┏━━
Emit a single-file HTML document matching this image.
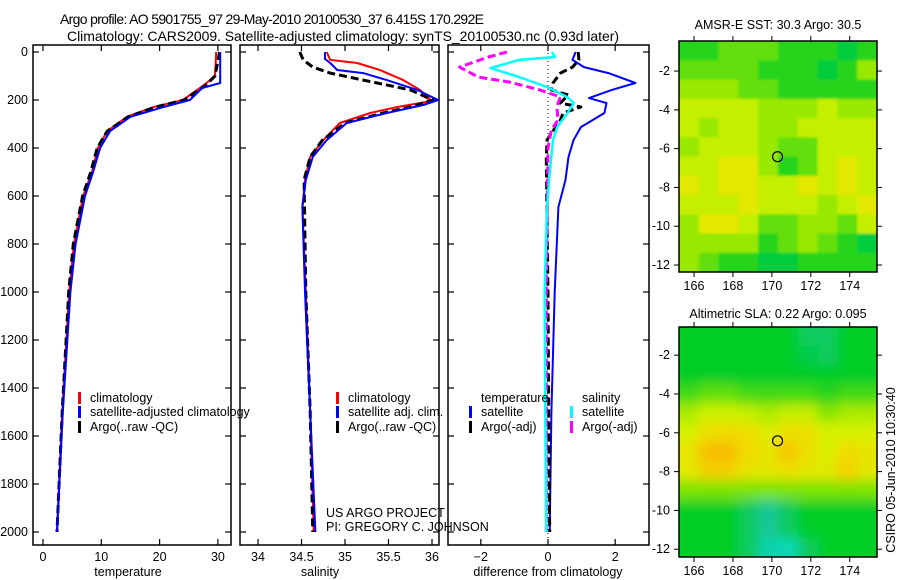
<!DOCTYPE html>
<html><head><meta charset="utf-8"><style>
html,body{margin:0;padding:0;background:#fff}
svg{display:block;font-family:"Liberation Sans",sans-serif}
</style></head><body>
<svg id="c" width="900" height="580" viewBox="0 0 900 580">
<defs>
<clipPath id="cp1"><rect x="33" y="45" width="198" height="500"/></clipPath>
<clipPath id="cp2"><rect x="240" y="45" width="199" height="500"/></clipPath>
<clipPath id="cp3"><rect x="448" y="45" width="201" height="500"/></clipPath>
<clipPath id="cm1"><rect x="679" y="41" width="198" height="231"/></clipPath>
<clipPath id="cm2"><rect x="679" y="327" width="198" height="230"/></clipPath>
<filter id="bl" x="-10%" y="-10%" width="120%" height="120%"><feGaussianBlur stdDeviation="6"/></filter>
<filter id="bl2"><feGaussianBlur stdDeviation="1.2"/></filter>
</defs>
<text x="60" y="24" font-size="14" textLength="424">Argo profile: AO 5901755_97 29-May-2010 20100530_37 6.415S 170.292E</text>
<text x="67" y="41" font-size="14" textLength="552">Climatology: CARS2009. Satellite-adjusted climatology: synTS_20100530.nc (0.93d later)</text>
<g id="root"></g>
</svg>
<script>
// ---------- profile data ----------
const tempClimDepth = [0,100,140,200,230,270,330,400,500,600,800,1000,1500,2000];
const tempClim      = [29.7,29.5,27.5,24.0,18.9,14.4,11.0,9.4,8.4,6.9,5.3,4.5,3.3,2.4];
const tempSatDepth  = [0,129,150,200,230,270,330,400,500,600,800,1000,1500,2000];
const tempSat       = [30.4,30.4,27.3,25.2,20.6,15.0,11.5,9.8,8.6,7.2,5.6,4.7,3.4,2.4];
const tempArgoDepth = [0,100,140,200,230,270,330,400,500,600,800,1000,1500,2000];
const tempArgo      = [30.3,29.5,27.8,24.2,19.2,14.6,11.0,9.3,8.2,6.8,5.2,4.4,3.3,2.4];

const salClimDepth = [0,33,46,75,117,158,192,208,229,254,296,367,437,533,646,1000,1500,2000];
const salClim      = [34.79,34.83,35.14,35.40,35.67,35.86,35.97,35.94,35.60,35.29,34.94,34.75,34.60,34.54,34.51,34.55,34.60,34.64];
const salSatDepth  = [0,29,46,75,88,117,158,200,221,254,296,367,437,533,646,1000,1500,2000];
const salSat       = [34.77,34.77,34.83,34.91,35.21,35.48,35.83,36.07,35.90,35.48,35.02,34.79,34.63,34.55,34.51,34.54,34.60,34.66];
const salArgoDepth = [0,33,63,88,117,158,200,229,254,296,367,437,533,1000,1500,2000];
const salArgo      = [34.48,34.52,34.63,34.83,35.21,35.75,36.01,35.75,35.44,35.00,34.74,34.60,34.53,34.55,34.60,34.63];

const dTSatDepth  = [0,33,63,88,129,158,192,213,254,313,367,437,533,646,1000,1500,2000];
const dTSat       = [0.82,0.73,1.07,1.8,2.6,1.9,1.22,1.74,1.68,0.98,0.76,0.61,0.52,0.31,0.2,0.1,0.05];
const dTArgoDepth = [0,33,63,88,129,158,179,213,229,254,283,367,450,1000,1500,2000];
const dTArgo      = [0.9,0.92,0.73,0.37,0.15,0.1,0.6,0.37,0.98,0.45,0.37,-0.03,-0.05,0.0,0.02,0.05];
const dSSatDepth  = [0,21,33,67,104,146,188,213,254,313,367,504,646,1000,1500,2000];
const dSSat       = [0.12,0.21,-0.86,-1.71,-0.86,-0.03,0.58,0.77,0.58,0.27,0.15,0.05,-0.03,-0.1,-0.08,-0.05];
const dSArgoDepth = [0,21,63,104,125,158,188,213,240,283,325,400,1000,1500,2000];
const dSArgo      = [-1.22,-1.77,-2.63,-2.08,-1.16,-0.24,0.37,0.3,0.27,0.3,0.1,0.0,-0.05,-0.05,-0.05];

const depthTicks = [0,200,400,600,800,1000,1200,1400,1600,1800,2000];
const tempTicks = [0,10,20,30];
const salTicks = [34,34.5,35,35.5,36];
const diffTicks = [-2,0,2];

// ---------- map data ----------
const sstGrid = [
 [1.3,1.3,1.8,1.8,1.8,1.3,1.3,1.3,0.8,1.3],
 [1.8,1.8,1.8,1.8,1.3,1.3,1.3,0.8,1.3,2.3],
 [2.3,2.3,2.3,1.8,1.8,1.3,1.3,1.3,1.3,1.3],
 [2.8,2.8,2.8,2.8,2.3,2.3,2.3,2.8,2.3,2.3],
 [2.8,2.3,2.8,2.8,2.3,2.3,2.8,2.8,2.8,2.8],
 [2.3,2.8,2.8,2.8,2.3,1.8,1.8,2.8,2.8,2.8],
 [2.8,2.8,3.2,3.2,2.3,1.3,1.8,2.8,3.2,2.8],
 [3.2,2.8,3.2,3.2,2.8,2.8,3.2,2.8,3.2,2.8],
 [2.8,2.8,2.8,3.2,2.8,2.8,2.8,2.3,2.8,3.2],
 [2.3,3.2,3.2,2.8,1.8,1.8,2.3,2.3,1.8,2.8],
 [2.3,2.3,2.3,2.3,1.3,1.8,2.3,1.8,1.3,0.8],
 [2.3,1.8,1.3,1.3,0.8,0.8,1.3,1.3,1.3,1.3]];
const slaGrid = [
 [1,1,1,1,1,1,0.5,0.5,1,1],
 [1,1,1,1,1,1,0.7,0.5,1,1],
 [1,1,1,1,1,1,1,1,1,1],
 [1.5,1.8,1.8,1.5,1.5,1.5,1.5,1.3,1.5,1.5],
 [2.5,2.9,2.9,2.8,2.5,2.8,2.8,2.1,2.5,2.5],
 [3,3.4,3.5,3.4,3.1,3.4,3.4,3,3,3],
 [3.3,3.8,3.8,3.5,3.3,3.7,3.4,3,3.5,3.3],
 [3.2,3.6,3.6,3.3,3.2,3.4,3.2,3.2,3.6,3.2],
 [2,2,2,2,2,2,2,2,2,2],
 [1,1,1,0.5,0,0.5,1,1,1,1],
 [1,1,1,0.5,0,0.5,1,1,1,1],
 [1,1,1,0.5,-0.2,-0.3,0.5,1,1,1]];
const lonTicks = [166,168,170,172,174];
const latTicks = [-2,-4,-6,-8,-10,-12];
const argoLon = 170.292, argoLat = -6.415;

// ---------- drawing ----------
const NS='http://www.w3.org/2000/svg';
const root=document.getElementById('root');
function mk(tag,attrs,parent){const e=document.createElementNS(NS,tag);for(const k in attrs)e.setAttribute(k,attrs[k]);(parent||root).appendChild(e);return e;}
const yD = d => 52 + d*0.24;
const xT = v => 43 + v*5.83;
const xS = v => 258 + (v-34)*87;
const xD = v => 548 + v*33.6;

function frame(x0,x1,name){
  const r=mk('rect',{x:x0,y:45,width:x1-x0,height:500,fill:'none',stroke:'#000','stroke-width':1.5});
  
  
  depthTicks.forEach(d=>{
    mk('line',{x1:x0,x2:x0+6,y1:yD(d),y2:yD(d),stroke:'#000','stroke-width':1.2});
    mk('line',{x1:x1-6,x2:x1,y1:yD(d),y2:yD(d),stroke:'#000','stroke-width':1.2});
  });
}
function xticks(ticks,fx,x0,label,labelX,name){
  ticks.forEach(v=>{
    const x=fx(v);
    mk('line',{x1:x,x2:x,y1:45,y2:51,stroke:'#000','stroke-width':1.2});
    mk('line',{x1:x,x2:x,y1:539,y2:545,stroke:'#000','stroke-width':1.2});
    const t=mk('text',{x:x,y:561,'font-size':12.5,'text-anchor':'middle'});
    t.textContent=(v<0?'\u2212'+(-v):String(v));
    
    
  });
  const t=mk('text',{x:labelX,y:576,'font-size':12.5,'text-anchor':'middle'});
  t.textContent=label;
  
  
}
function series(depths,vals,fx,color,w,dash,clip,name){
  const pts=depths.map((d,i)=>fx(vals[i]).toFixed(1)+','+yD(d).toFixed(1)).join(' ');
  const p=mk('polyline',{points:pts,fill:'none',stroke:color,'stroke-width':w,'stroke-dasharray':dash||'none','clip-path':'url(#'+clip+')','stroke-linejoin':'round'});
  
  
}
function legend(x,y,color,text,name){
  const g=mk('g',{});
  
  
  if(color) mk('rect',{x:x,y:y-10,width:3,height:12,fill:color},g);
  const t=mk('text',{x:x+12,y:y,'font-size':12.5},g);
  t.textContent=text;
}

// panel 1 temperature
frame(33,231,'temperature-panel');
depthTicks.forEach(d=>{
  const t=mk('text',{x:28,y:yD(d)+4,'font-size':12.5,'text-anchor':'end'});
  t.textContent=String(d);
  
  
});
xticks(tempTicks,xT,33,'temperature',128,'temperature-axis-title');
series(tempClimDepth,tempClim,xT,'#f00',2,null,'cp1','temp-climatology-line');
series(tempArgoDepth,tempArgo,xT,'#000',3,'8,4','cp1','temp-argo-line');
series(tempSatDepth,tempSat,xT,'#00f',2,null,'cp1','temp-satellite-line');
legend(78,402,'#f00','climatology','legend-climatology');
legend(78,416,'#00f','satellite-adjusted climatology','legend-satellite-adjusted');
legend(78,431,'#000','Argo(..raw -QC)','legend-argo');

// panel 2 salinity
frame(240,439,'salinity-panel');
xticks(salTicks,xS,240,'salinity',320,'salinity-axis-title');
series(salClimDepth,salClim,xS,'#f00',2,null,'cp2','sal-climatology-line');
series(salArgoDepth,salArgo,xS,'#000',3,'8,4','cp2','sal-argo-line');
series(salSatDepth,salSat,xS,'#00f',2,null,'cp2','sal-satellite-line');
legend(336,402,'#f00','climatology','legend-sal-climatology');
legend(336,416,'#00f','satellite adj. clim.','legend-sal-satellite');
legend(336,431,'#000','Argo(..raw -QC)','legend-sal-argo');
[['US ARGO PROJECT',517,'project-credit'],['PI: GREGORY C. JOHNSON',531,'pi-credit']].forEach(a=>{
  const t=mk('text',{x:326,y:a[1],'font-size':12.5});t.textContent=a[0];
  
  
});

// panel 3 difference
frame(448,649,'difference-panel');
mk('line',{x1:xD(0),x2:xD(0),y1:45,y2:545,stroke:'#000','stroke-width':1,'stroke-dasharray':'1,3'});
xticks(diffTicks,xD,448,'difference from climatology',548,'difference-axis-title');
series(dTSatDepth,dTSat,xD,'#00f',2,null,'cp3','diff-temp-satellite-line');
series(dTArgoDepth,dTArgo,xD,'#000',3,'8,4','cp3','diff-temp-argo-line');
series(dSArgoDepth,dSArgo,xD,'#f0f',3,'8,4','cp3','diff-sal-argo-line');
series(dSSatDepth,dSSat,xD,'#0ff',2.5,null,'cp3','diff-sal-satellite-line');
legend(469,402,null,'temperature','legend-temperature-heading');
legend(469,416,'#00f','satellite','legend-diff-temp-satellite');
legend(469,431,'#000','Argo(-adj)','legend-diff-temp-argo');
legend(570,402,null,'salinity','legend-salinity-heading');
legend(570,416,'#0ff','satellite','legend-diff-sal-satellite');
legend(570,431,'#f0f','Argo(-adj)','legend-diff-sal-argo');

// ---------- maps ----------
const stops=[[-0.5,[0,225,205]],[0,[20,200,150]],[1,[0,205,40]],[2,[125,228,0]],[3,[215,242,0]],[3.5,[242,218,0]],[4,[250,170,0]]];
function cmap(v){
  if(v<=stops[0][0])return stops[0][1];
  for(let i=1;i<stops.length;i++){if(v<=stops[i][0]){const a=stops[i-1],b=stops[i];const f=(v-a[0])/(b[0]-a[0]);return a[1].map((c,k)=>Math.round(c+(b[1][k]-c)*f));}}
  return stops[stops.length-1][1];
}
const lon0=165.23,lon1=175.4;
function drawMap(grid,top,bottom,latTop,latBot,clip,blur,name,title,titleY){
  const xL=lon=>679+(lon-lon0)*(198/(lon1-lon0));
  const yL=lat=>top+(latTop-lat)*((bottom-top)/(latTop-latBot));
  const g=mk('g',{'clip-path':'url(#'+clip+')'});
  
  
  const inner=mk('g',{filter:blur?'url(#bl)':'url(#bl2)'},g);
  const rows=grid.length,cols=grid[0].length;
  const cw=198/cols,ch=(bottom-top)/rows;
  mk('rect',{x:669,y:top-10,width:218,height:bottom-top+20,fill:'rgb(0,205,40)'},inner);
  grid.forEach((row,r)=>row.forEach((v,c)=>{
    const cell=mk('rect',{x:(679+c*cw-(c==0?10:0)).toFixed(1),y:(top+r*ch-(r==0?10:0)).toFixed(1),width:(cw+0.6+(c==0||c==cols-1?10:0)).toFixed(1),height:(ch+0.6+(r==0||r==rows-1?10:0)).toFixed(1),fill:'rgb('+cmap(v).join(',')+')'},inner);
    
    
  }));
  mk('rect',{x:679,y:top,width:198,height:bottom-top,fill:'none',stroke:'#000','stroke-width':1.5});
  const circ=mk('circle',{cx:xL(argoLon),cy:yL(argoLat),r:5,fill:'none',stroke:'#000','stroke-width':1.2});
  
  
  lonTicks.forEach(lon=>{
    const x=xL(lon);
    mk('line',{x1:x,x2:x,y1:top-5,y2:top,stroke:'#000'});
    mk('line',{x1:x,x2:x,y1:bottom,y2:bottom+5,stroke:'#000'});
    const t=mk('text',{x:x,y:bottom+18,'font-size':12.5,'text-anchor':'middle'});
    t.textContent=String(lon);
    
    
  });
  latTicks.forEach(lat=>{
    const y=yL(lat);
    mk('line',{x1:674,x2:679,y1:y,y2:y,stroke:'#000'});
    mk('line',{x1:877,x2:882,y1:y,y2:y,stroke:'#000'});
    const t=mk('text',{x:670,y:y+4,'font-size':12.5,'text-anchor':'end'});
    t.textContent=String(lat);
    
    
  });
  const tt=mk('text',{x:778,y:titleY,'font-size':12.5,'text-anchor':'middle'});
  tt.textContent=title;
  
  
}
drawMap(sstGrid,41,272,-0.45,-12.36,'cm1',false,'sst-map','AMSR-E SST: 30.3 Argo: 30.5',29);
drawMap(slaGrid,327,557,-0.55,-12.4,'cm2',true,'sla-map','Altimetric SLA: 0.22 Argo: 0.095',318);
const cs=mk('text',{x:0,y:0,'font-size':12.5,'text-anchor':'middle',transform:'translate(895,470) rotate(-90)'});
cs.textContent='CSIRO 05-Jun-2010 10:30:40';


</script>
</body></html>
┗━━
Description of the task: Find all the lines containing "document" in the material, then copy them.

The response:
Emit a single-file HTML document matching this image.
const root=document.getElementById('root');
function mk(tag,attrs,parent){const e=document.createElementNS(NS,tag);for(const k in attrs)e.setAttribute(k,attrs[k]);(parent||root).appendChild(e);return e;}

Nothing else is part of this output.